SET PROBLEM: Return the lines that follow, exactly as they appear, from the first through the one containing "-13.35, -14.0, -17.1]"; no pictures are to be included.

DATASET SECTION:
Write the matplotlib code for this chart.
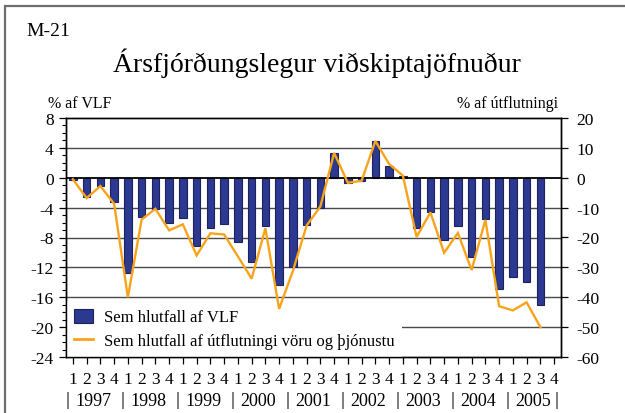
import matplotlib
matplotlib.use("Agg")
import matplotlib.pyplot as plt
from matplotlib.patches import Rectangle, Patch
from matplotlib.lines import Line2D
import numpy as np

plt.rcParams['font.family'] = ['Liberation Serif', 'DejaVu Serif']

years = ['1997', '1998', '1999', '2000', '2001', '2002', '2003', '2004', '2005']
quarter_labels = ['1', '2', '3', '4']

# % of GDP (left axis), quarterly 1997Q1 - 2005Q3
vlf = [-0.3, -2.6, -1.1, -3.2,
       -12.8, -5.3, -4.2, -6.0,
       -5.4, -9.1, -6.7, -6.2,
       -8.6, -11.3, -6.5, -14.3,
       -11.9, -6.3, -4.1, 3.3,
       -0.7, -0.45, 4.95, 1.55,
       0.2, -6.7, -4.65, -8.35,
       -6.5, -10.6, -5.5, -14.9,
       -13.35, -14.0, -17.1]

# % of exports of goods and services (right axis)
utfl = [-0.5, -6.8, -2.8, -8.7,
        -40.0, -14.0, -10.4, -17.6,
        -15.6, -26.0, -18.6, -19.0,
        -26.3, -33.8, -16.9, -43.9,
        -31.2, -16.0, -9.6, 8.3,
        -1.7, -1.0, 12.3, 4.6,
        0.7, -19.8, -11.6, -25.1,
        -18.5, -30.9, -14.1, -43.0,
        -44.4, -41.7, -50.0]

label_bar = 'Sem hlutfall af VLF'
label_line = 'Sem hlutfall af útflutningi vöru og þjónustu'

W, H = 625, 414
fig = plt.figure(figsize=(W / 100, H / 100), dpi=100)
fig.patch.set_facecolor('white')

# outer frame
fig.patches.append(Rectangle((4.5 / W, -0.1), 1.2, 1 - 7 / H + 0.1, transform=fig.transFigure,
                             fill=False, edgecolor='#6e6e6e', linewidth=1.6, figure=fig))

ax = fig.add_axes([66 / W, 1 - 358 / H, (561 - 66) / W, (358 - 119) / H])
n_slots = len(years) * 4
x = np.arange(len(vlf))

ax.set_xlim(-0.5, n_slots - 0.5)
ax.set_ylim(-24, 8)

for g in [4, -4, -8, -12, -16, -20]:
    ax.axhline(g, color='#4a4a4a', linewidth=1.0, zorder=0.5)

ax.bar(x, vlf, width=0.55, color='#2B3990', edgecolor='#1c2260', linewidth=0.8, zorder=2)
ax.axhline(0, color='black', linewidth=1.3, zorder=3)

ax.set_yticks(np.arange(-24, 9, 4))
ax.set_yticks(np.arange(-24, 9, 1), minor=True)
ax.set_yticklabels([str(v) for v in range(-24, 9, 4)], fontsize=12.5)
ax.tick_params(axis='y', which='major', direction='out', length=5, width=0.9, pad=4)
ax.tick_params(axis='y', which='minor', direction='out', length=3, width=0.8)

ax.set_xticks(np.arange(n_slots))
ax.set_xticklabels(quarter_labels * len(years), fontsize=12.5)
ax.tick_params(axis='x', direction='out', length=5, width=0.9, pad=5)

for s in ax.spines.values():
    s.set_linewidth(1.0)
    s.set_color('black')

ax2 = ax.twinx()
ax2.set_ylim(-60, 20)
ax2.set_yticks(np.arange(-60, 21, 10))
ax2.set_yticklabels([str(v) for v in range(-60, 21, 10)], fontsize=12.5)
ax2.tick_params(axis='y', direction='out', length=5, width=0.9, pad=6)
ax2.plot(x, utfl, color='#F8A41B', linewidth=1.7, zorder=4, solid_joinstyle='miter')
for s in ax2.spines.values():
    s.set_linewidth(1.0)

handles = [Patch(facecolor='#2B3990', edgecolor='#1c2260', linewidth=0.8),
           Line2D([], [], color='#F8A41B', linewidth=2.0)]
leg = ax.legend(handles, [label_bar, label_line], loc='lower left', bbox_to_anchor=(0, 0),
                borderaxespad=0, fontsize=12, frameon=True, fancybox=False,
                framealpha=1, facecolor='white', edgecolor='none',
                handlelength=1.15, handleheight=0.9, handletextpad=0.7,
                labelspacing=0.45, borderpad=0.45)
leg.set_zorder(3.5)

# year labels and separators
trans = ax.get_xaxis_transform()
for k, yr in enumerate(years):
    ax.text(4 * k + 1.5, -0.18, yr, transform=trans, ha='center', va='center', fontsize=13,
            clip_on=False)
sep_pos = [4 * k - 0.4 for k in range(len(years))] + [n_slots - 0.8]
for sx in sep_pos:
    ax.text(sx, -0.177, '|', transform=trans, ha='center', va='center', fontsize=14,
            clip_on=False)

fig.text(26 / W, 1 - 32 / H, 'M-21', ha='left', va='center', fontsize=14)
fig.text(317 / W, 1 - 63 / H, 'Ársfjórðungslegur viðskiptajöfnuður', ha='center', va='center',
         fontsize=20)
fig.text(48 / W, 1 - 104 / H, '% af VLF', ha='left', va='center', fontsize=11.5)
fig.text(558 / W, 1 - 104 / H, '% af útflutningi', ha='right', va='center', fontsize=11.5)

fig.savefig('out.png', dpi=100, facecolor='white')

TASK OUTPUT:
Write the matplotlib code for this chart.
import matplotlib
matplotlib.use("Agg")
import matplotlib.pyplot as plt
from matplotlib.patches import Rectangle, Patch
from matplotlib.lines import Line2D
import numpy as np

plt.rcParams['font.family'] = ['Liberation Serif', 'DejaVu Serif']

years = ['1997', '1998', '1999', '2000', '2001', '2002', '2003', '2004', '2005']
quarter_labels = ['1', '2', '3', '4']

# % of GDP (left axis), quarterly 1997Q1 - 2005Q3
vlf = [-0.3, -2.6, -1.1, -3.2,
       -12.8, -5.3, -4.2, -6.0,
       -5.4, -9.1, -6.7, -6.2,
       -8.6, -11.3, -6.5, -14.3,
       -11.9, -6.3, -4.1, 3.3,
       -0.7, -0.45, 4.95, 1.55,
       0.2, -6.7, -4.65, -8.35,
       -6.5, -10.6, -5.5, -14.9,
       -13.35, -14.0, -17.1]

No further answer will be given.